Grzegorz Walasek. Foto: KŻ Orzeł Łódź
Share on facebook
Share on twitter
Share on linkedin
Share on email
Share on whatsapp

Grzegorz Walasek jednak zostaje w Ostrowie Wielkopolskim. Klub pierwszoligowca poinformował w czwartek o zawarciu porozumienia z żużlowcem podkreślając, że nie jest to primaaprilisowy żart. Dla doświadczonego zawodnika będzie to już trzeci sezon w Ostrovii.

Grzegorz Walasek przygotowywał się z drużyną z Ostrowa Wielkopolskiego, a wcześniej, w listopadowym okienku transferowym, podpisał z Ostrovią kontrakt warszawski. – Grzegorz dołączył do drużyny i jedzie z nami do Bydgoszczy. Na treningach prezentował się dobrze i w pierwszych dwóch meczach on będzie w składzie. Na ten moment wypada ze składu Adrian Cyfer – wyjaśnił trener Staszewski na łamach klubowych mediów. Walasek ma znaleźć się w składzie Ostrovii, występującej w tym sezonie pod nazwą Arged Malesa, na mecz z Polonią Bydgoszcz.

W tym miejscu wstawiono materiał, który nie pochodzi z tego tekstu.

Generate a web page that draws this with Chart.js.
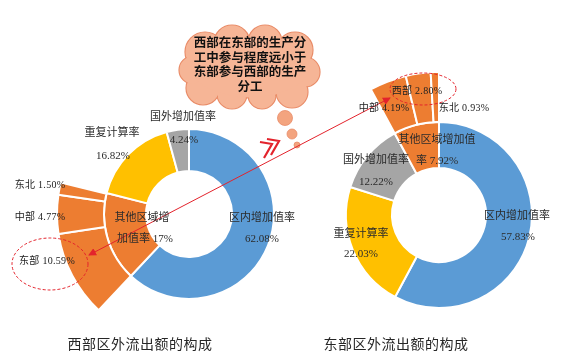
<!DOCTYPE html>
<html><head><meta charset="utf-8">
<script src="https://cdn.jsdelivr.net/npm/chart.js@4"></script>
<style>
html,body{margin:0;padding:0;background:#fff;}
#wrap{position:relative;width:574px;height:363px;overflow:hidden;font-family:"Liberation Serif","Noto Sans CJK SC",serif;}
canvas{position:absolute;}
svg{position:absolute;left:0;top:0;}
.lb{position:absolute;transform:translate(-50%,-50%);white-space:nowrap;font-size:11px;color:#2b2b2b;line-height:1;}
.sub{font-size:10px;color:#222;letter-spacing:0.3px;}
.ttl{position:absolute;transform:translate(-50%,-50%);white-space:nowrap;font-family:"Noto Sans CJK SC",sans-serif;font-size:14px;color:#262626;letter-spacing:0.5px;}
.cloud{position:absolute;left:250px;top:64px;transform:translate(-50%,-50%);text-align:center;font-family:"Noto Sans CJK SC",sans-serif;font-weight:bold;font-size:12.5px;line-height:14.5px;color:#111;white-space:nowrap;}
</style></head>
<body><div id="wrap">
<svg id="ov" width="574" height="363"></svg>
<canvas id="cW" width="300" height="300" style="left:39px;top:64px"></canvas>
<canvas id="cE" width="310" height="310" style="left:284px;top:60px"></canvas>
</div>
<script>
// ---- data ----
const categories = ['区内增加值率','其他区域增加值率','重复计算率','国外增加值率'];
const westValues = [62.08, 17, 16.82, 4.24];
const westSubCats = ['东部','中部','东北'];
const westSubValues = [10.59, 4.77, 1.50];
const eastCategories = ['区内增加值率','重复计算率','国外增加值率','其他区域增加值率'];
const eastValues = [57.83, 22.03, 12.22, 7.92];
const eastSubCats = ['中部','西部','东北'];
const eastSubValues = [4.19, 2.80, 0.93];
const titles = ['西部区外流出额的构成','东部区外流出额的构成'];
const cloudText = ['西部在东部的生产分','工中参与程度远小于','东部参与西部的生产','分工'];

const BLUE='#5B9BD5', ORANGE='#ED7D31', YELLOW='#FFC000', GRAY='#A5A5A5', NONE='rgba(0,0,0,0)';
const sum = a => a.reduce((s,v)=>s+v,0);

function donut(id, inner, innerColors, outer, outerColors, radius, hole, wOuter, wInner){
  new Chart(document.getElementById(id), {
    type:'doughnut',
    data:{labels:outer.map((_,i)=>i), datasets:[
      {data:outer, backgroundColor:outerColors, borderColor:'#fff',
       borderWidth:outerColors.map(c=>c===NONE?0:2), weight:wOuter},
      {data:inner, backgroundColor:innerColors, borderColor:'#fff', borderWidth:2, weight:wInner}
    ]},
    options:{responsive:false, animation:false, devicePixelRatio:1,
      radius:radius, cutout:(hole/radius*100)+'%',
      layout:{padding:0},
      plugins:{legend:{display:false}, tooltip:{enabled:false}},
      events:[]}
  });
}

// West: inner order blue, orange, yellow, gray; outer ring splits orange
const westOuter = [westValues[0], ...westSubValues, westValues[1]-sum(westSubValues), westValues[2]+westValues[3]];
donut('cW', westValues, [BLUE,ORANGE,YELLOW,GRAY], westOuter, [NONE,ORANGE,ORANGE,ORANGE,NONE,NONE], 132, 43, 47, 42);

// East: inner order blue, yellow, gray, orange; outer ring splits orange
const eastOuter = [eastValues[0]+eastValues[1]+eastValues[2], ...eastSubValues];
donut('cE', eastValues, [BLUE,YELLOW,GRAY,ORANGE], eastOuter, [NONE,ORANGE,ORANGE,ORANGE], 143, 47, 50, 46);

// ---- decorations (svg, under charts) ----
const NS='http://www.w3.org/2000/svg', svg=document.getElementById('ov');
function el(tag, attrs, parent){const e=document.createElementNS(NS,tag); for(const k in attrs) e.setAttribute(k,attrs[k]); (parent||svg).appendChild(e); return e;}
const bumps=[[205,52,20],[232,43,18],[265,42,17],[295,50,18],[305,72,15],[292,92,16],[262,95,14],[232,94,15],[203,88,17],[193,70,14]];
bumps.forEach(b=>el('circle',{cx:b[0],cy:b[1],r:b[2],fill:'#F6B596',stroke:'#E98C68','stroke-width':1.2}));
el('ellipse',{cx:250,cy:67,rx:60,ry:31,fill:'#F6B596',stroke:'#E98C68','stroke-width':1.2});
bumps.forEach(b=>el('circle',{cx:b[0],cy:b[1],r:b[2]-0.8,fill:'#F6B596'}));
el('ellipse',{cx:250,cy:67,rx:59,ry:30,fill:'#F6B596'});
[[285,118,7.5],[292,134,5],[297,145,3]].forEach(b=>el('circle',{cx:b[0],cy:b[1],r:b[2],fill:'#F3A47F',stroke:'#E98C68','stroke-width':0.8}));

// ---- overlay svg (on top of charts) ----
const wrap = document.getElementById('wrap');
const top2=document.createElementNS(NS,'svg'); top2.setAttribute('width','574'); top2.setAttribute('height','363');
wrap.appendChild(top2);
top2.innerHTML='<defs><marker id="ah2" markerWidth="8" markerHeight="8" refX="7" refY="4" orient="auto-start-reverse" markerUnits="userSpaceOnUse"><path d="M0,0 L8,4 L0,8 Z" fill="#E3232C"/></marker></defs>';
el('line',{x1:390,y1:98,x2:89,y2:255,stroke:'#E3232C','stroke-width':1,'marker-start':'url(#ah2)','marker-end':'url(#ah2)'},top2);
el('ellipse',{cx:50,cy:264,rx:38,ry:26,fill:'none',stroke:'#E3232C','stroke-width':1,'stroke-dasharray':'3,2'},top2);
el('ellipse',{cx:423,cy:89,rx:33,ry:16,fill:'none',stroke:'#E3232C','stroke-width':1,'stroke-dasharray':'3,2'},top2);
el('polyline',{points:'260,142 272,144 264,158',fill:'none',stroke:'#E3232C','stroke-width':2.2},top2);
el('polyline',{points:'267,139 279,141 271,155',fill:'none',stroke:'#E3232C','stroke-width':2.2},top2);

// ---- text labels ----
function lab(txt, x, y, cls){
  const d=document.createElement('div'); d.className=cls||'lb'; d.textContent=txt;
  d.style.left=x+'px'; d.style.top=y+'px'; wrap.appendChild(d);
}
const pct = v => v.toFixed(2)+'%';
// west
lab(categories[3],183,116); lab(pct(westValues[3]),184,139);
lab(categories[2],112,132); lab(pct(westValues[2]),113,155);
lab('其他区域增',142,217); lab('加值率 '+westValues[1]+'%',145,238);
lab(categories[0],262,217); lab(pct(westValues[0]),262,238);
lab(westSubCats[2]+' '+pct(westSubValues[2]),40,185,'lb sub');
lab(westSubCats[1]+' '+pct(westSubValues[1]),40,217,'lb sub');
lab(westSubCats[0]+' '+pct(westSubValues[0]),47,261,'lb sub');
// east
lab(eastSubCats[1]+' '+pct(eastSubValues[1]),417,91,'lb sub');
lab(eastSubCats[0]+' '+pct(eastSubValues[0]),384,108,'lb sub');
lab(eastSubCats[2]+' '+pct(eastSubValues[2]),464,108,'lb sub');
lab('其他区域增加值',437,139); lab('率 '+pct(eastValues[3]),437,160);
lab(eastCategories[2],376,159); lab(pct(eastValues[2]),376,181);
lab(eastCategories[1],361,233); lab(pct(eastValues[1]),361,253);
lab(eastCategories[0],517,215); lab(pct(eastValues[0]),518,236);
// titles
lab(titles[0],140,343,'ttl'); lab(titles[1],396,343,'ttl');
// cloud text
const ct=document.createElement('div'); ct.className='cloud'; ct.innerHTML=cloudText.join('<br>'); wrap.appendChild(ct);
</script>
</body></html>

– Jest mi przykro z powodu Adriana Cyfera, który całą zimę pracował i przygotowywał się, a teraz nie pojedzie. Były treningi i trener zdecydował, co dalej. Miejsca w składzie jest tyle, ile jest. Przepis o zawodniku do lat 24, który miał pomóc Polakom, w rzeczywistości im przeszkadza – podkreślił na łamach serwisu Ostrovii Grzegorz Walasek.

– Treningi poszły dobrze. Wiadomo, że jeszcze testujemy. Nie wszystko było idealne w każdym biegu. Ustawienia połapaliśmy. Warto podkreślić, że gdyby nie firma panów Jana i Andrzeja Garcarków, to dzisiaj nie rozmawialibyśmy o moich startach w Ostrowie. Wielkie podziękowanie dla nich. Przygotowali mnie pod względem sprzętowym i myślę, że im dłużej będzie trwał sezon, tym łatwiej mi będzie połapać ustawienia tych silników – dodał zawodnik Ostrovii.